C’est assez troublant, cette question ! Le rêve de disparaître pendant un an était quelque chose qui me plaisait beaucoup. Depuis tout jeune, ce que je voulais, c’était un jour de prendre mon sac et partir faire le tour du monde. Longtemps, sans donner de nouvelles. C’est quelque chose qui me séduisait beaucoup, et dans le voyage seul, ce qui est extraordinaire, c’est qu’on n’a pas de passé, pas d’histoire, on n’est ce qu’on est dans l’instant. Ça se passe bien ou ça se passe mal, après tout, le lendemain on est ailleurs. Et ça, c’est quelque chose d’inouï, parce qu’on laisse faire le hasard des rencontres. On peut passer une soirée avec quelqu’un, ou alors quinze jours, un mois, peut-être plus... On peut se raconter une vie différente à chaque fois.
Les choses vont aussi beaucoup plus vite, dans les rencontres, parce qu’on sait que c’est quelque chose d’éphémère. Il n’y a pas de temps à perdre. J’ai l’impression d’être beaucoup plus authentique quand je voyage, d’avoir une place sociale différente.
Est-ce que ces voyages serviront aussi de base à des BD ?

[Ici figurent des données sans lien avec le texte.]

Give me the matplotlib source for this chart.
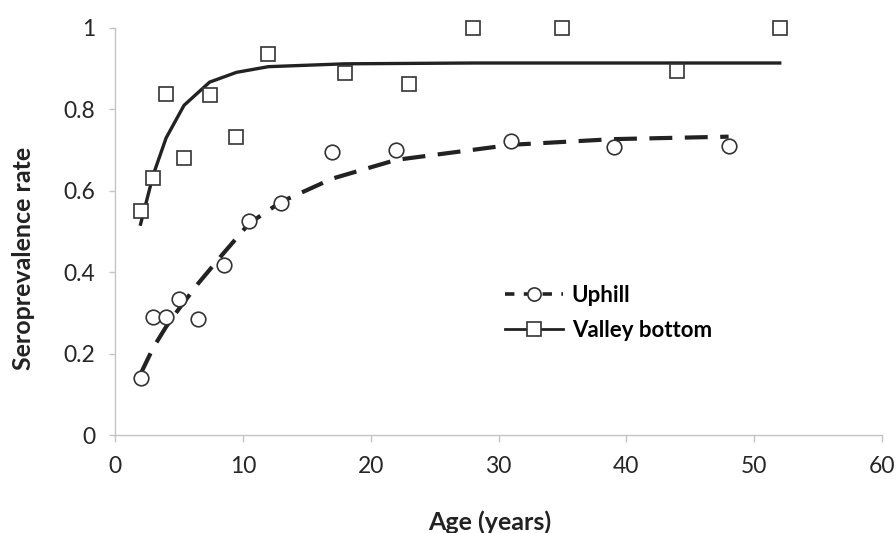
import matplotlib
matplotlib.use("Agg")
import matplotlib.pyplot as plt

# Observed data
valley_age = [2, 3, 4, 5.4, 7.4, 9.5, 12, 18, 23, 28, 35, 44, 52]
valley_rate = [0.55, 0.631, 0.838, 0.681, 0.835, 0.732, 0.936, 0.889, 0.862, 1.0, 1.0, 0.894, 1.0]
uphill_age = [2, 3, 4, 5, 6.5, 8.5, 10.5, 13, 17, 22, 31, 39, 48]
uphill_rate = [0.14, 0.29, 0.29, 0.334, 0.285, 0.418, 0.526, 0.57, 0.695, 0.70, 0.722, 0.708, 0.71]

# Fitted curves
valley_fit = [0.518, 0.64, 0.73, 0.81, 0.867, 0.891, 0.905, 0.912, 0.913, 0.914, 0.914, 0.914, 0.914]
uphill_fit = [0.15, 0.215, 0.266, 0.31, 0.372, 0.447, 0.52, 0.573, 0.63, 0.676, 0.713, 0.727, 0.733]

x_ticks = [0, 10, 20, 30, 40, 50, 60]
y_ticks = [0, 0.2, 0.4, 0.6, 0.8, 1]
y_tick_labels = ["0", "0.2", "0.4", "0.6", "0.8", "1"]

plt.rcParams['font.family'] = ['Lato', 'DejaVu Sans']

W, H = 896, 533
fig = plt.figure(figsize=(W/100, H/100), dpi=100)
ax = fig.add_axes([115/W, 1-435/H, (882-115)/W, (435-28)/H])

dark = '#222222'
edge = '#333333'
ax.plot(uphill_age, uphill_fit, color=dark, lw=3.0, dashes=(5.5, 3.0), zorder=2)
ax.plot(valley_age, valley_fit, color=dark, lw=2.4, zorder=2)
ax.plot(uphill_age, uphill_rate, 'o', ms=10.5, mfc='white', mec=edge, mew=1.2, ls='none', clip_on=False, zorder=3)
ax.plot(valley_age, valley_rate, 's', ms=10.5, mfc='white', mec=edge, mew=1.2, ls='none', clip_on=False, zorder=3)

# legend proxies
h1, = ax.plot([], [], color=dark, lw=2.6, dashes=(2.6, 2.6), marker='o', ms=9.5, mfc='white', mec=edge, mew=1.2)
h2, = ax.plot([], [], color=dark, lw=2.0, marker='s', ms=9.5, mfc='white', mec=edge, mew=1.2)
leg = ax.legend([h1, h2], ["Uphill", "Valley bottom"], loc='center left',
                bbox_to_anchor=((505-115)/767, 1-(313-28)/407), frameon=False,
                prop={'weight': 'bold', 'size': 16}, handlelength=2.6, handletextpad=0.4,
                labelspacing=0.65, borderaxespad=0, borderpad=0)

ax.set_xlim(0, 60)
ax.set_ylim(0, 1)
ax.set_xticks(x_ticks)
ax.set_yticks(y_ticks)
ax.set_yticklabels(y_tick_labels)
for s in ['top', 'right']:
    ax.spines[s].set_visible(False)
for s in ['left', 'bottom']:
    ax.spines[s].set_color('#c4c4c4')
    ax.spines[s].set_linewidth(1.0)
ax.tick_params(axis='both', colors='#c4c4c4', labelcolor='#262626', labelsize=16.5, width=1.0, direction='out')
ax.tick_params(axis='x', length=5, pad=10)
ax.tick_params(axis='y', length=4.5, pad=9.5)

fig.text(24/W, 1-258/H, "Seroprevalence rate", rotation=90, ha='center', va='center',
         fontsize=18, fontweight='bold', color='#222222')
fig.text(490/W, 1-530/H, "Age (years)", ha='center', va='baseline',
         fontsize=18, fontweight='bold', color='#222222')

fig.savefig("out.png", dpi=100)
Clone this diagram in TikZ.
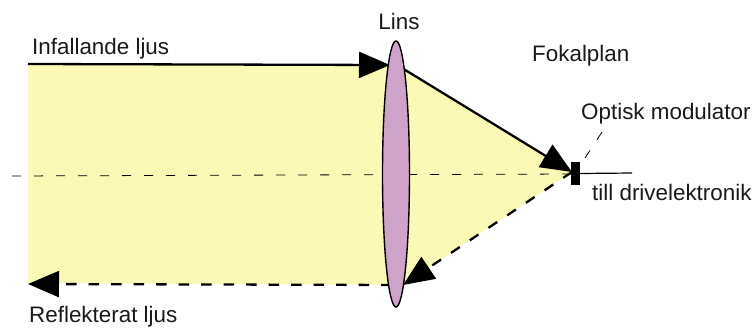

Il y a un projet d’histoire autour du voyage. Je voulais faire des petites histoires courtes, mais j’avais du mal à trouver le lien. Il m’a été donné au Nicaragua. Je me suis fait voler mes affaires par un type avec qui j’avais voyagé, qui se faisait passer pour un Espagnol qui travaillait dans l’humanitaire. Il avait toute la panoplie du professionnel de l’humanitaire. Quand je me suis fait voler mon sac, je me suis dit qu’il allait se faire passer pour un dessinateur de BD ! Ça m’a donné l’idée de l’histoire de quelqu’un qui s’approprie les identités des gens après les avoir rencontrés et volés. Dans un sac, il y a tout. Les lettres, les notes, les livres... Le voleur se glisse totalement dans l’intimité des gens.
Comment s’est faite la collaboration avec Nicolas Michel ? Tous les portraits sont imaginaires, ou vous lui avez donné des pistes ?
Dans ce livre, tous les portraits sont imaginaires. Je demandais aux gens d’écrire leur nom sur les dessins. Il n’avait que leurs noms. Je lui en ai dit le moins possible, mais c’est souvent assez juste.
Pourquoi avoir choisi la fiction comme support textuel ?
C’est peut-être une façon de me protéger. J’ai toujours envie que le voyage reste quelque chose de privé. Et finalement, on en dit beaucoup plus dans la fiction. C’est comme au théâtre. Quand on joue un personnage, on va puiser en soi, on va révéler des choses de soi, qui sont là mais qu’on n’ose pas obligatoirement développer. L’alibi de la fiction aide à révéler beaucoup de choses de soi.
Quand je lis les textes de Nicolas Michel, je me retrouve, parfois. Mais j’ai toujours la possibilité de dire "non, ce n’est pas moi !" Je pense que je ne suis pas prêt à raconter des voyages par des mots, autrement que dans un cadre privé. Mais il y a des choses qui passent à travers le dessin, liées au souvenir, aux rencontres. Peut-être que faire appel à une fiction pour raconter ce voyage, c’est plus près du réel que si je l’avais vraiment raconté.
Transcription de la rencontre réalisée en juillet 2003.